Bacterial Communities in Aquatic Sediment from Bukit Duabelas Raintforest and Oil Palm Plantation at Sumatra Indonesia

  • Marini Wijayanti Department of Aquaculture, Faculty of Agriculture, Sriwijaya University, Ogan Ilir
  • Aris Tri Wahyudi Department of Biology, Faculty of Mathematics and Natural Sciences, Bogor Agricultural University, Bogor
  • Munti Yuhana Department of Aquaculture, Faculty of Fisheries & Marine Science, Bogor Agricultural University, Bogor
  • Martin Engelhaupt Göttingen Genomics Laboratory, George August University Göttingen
  • Anja Meryandini Department of Biology, Faculty of Mathematics and Natural Sciences, Bogor Agricultural University, Bogor
Keywords: aquatic sediment, bacterial communities, rainforest, oil palm plantation, Sumatra-Indonesia


The diversity of bacterial communities in aquatic sediment of rainforest and oil palm plantation at Sumatra was studied using pyrosequencing of 16S rRNA gene and common biodiversity indices.  Phylogenetic approach was used for revealing the community shift of bacterial phyla and genera in both areas.  Ecological approach used soil pH, total Carbon (TC), total Nitrogen (TN), available Phosphorus (AP) measurement and bacterial diversity with Shanon and Simpson indices, and bacterial richness with Chao1-ACE indices and OTUs.  Bacterial diversity and richness in aquatic sediment of forest area was higher than that ones in oil palm plantation area, although their pH, TC, and TN in both areas were not different significantly.

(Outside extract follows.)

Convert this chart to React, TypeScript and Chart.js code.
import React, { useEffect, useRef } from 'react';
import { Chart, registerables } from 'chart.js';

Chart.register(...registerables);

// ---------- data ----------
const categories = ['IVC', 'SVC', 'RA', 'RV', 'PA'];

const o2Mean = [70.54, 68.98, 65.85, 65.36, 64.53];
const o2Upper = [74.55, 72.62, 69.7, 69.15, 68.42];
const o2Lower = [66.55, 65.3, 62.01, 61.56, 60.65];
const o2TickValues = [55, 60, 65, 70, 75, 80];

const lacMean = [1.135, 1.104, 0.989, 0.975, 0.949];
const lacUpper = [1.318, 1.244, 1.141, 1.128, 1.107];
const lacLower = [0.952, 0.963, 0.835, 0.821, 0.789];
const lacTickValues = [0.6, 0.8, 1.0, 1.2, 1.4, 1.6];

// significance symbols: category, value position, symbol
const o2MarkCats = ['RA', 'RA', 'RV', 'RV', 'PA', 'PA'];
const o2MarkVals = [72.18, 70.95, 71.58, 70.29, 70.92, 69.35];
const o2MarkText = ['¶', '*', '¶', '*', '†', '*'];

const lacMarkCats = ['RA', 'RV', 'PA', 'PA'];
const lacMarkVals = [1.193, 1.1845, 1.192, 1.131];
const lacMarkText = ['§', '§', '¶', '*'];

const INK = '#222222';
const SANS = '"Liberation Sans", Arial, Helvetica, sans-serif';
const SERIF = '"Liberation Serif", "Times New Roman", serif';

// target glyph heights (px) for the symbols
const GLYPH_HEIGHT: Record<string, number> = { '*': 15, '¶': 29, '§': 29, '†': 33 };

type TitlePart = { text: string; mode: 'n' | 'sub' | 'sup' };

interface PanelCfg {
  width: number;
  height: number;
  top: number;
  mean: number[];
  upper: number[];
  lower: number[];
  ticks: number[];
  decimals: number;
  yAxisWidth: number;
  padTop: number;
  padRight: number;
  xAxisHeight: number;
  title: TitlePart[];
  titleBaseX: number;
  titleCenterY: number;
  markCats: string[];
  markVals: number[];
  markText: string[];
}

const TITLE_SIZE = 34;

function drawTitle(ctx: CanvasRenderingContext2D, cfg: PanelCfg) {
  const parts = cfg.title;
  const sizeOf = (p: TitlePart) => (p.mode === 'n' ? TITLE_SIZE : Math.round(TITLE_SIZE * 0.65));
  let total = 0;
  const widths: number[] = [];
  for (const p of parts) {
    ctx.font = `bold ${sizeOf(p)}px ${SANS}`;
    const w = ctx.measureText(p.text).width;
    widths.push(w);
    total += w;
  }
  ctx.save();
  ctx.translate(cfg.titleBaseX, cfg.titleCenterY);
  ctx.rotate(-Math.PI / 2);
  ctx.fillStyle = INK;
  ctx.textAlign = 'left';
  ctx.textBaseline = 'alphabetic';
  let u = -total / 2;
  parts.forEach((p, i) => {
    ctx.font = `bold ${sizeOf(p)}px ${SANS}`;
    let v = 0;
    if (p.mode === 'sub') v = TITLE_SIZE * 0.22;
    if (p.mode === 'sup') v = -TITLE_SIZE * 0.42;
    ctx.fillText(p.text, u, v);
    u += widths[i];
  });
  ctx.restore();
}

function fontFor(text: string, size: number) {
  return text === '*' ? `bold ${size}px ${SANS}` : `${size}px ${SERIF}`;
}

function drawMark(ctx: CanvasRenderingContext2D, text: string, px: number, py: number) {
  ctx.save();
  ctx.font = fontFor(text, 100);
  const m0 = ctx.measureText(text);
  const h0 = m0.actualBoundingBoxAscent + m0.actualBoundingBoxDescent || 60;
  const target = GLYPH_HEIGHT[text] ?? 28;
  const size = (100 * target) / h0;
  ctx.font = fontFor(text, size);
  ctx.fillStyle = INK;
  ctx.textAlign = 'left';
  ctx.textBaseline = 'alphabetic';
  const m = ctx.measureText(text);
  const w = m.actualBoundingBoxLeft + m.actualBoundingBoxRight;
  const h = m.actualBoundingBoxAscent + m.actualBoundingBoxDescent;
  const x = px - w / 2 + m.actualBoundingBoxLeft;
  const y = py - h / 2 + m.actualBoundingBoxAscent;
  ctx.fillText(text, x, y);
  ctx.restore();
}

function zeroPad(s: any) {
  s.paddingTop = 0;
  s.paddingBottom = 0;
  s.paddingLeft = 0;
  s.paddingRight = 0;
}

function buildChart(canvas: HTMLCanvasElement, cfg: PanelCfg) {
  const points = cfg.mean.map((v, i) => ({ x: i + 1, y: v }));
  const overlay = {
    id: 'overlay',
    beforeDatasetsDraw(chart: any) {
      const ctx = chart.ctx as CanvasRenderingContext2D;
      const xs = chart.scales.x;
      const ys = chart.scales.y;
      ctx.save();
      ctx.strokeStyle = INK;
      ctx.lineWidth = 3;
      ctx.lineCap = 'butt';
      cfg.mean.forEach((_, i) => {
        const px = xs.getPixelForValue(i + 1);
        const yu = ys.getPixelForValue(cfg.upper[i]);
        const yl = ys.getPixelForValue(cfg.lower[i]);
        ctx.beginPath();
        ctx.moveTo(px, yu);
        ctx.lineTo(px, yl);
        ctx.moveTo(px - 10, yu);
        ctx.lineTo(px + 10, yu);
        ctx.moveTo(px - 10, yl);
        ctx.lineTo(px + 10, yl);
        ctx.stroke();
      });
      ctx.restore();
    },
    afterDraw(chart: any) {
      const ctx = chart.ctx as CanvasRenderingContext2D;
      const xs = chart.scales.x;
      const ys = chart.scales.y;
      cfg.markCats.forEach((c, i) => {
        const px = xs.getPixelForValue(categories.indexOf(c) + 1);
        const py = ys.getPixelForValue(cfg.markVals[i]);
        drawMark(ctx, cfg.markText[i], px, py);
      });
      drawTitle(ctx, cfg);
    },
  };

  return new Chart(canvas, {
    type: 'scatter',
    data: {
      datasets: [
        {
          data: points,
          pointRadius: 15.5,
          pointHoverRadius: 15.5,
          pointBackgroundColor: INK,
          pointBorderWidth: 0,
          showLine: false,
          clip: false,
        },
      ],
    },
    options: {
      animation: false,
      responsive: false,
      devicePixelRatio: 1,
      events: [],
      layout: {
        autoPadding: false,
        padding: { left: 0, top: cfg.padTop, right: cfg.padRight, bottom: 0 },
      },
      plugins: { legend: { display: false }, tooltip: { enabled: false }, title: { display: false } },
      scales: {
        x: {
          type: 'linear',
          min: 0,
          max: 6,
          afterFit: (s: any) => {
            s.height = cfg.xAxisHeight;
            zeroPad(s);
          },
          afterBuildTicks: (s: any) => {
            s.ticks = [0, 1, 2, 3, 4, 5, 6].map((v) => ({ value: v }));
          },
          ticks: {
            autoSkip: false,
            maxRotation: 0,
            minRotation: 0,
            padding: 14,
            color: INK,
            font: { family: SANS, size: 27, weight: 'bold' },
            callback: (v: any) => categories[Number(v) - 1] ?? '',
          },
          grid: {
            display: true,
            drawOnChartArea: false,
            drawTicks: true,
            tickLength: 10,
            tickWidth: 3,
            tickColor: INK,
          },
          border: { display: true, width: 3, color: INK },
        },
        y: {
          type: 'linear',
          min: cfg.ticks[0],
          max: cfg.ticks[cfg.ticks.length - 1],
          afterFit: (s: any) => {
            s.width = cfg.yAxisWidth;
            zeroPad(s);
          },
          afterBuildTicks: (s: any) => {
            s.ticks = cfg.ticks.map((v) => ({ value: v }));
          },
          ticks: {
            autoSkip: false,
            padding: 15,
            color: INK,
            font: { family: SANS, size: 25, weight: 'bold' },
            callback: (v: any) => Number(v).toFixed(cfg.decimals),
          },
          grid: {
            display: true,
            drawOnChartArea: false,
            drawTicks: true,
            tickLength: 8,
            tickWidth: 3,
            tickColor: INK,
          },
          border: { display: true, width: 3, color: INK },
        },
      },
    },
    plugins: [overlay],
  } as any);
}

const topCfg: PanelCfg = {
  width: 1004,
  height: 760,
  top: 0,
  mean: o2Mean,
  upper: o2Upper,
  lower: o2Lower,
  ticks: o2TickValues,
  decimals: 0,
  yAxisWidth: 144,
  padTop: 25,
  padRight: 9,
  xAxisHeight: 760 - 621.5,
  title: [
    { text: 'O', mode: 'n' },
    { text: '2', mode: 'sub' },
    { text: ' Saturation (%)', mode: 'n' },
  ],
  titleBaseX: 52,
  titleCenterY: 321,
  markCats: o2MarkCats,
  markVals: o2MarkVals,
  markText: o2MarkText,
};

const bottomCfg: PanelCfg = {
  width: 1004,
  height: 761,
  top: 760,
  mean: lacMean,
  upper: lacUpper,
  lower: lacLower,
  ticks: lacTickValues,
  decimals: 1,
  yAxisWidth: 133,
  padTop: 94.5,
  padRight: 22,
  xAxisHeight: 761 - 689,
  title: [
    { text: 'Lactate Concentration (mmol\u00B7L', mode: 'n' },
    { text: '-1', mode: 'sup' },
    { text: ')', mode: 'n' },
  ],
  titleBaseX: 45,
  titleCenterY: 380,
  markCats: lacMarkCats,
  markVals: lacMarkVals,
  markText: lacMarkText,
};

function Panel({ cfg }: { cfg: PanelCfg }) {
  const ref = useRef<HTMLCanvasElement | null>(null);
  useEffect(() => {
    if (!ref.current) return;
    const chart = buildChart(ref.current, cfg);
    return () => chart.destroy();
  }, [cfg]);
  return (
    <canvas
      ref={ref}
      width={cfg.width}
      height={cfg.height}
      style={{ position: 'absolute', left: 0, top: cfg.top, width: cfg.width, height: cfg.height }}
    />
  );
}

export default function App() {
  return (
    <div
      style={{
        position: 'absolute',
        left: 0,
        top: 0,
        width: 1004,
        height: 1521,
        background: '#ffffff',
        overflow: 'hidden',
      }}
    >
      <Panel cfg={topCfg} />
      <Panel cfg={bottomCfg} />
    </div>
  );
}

The majority of sequences related to Proteobacteria (34.85%), Acidobacteria (32.67%), Nitrospirae (6.86%), Chloroflexi (4.31%), and Actinobacteria (4.02%) were from forest; whereas those related to Acidobacteria (46.10%), Proteobacteria (25.86%), Nitrospirae (9.20%), Chloroflexi (4.99%), and Actinobacteria (2.34%) invented from oil palm plantation. The genera of Alphaproteobacteria and Betaproteobacteria dominated in genera phylotype of bacterial 16S rRNA phylogenetic revealed both aquatic sediment of forest and oil palm plantation. The most genera in the phylogenetic tree from aquatic sediment of both areas was Burkholderia.  The bacterial community shift in aquatic sediment of forest transformation indicated higher bacterial diversity index, richness index, some of phyla and genera in aquatic sediment from forest than from oil palm plantation.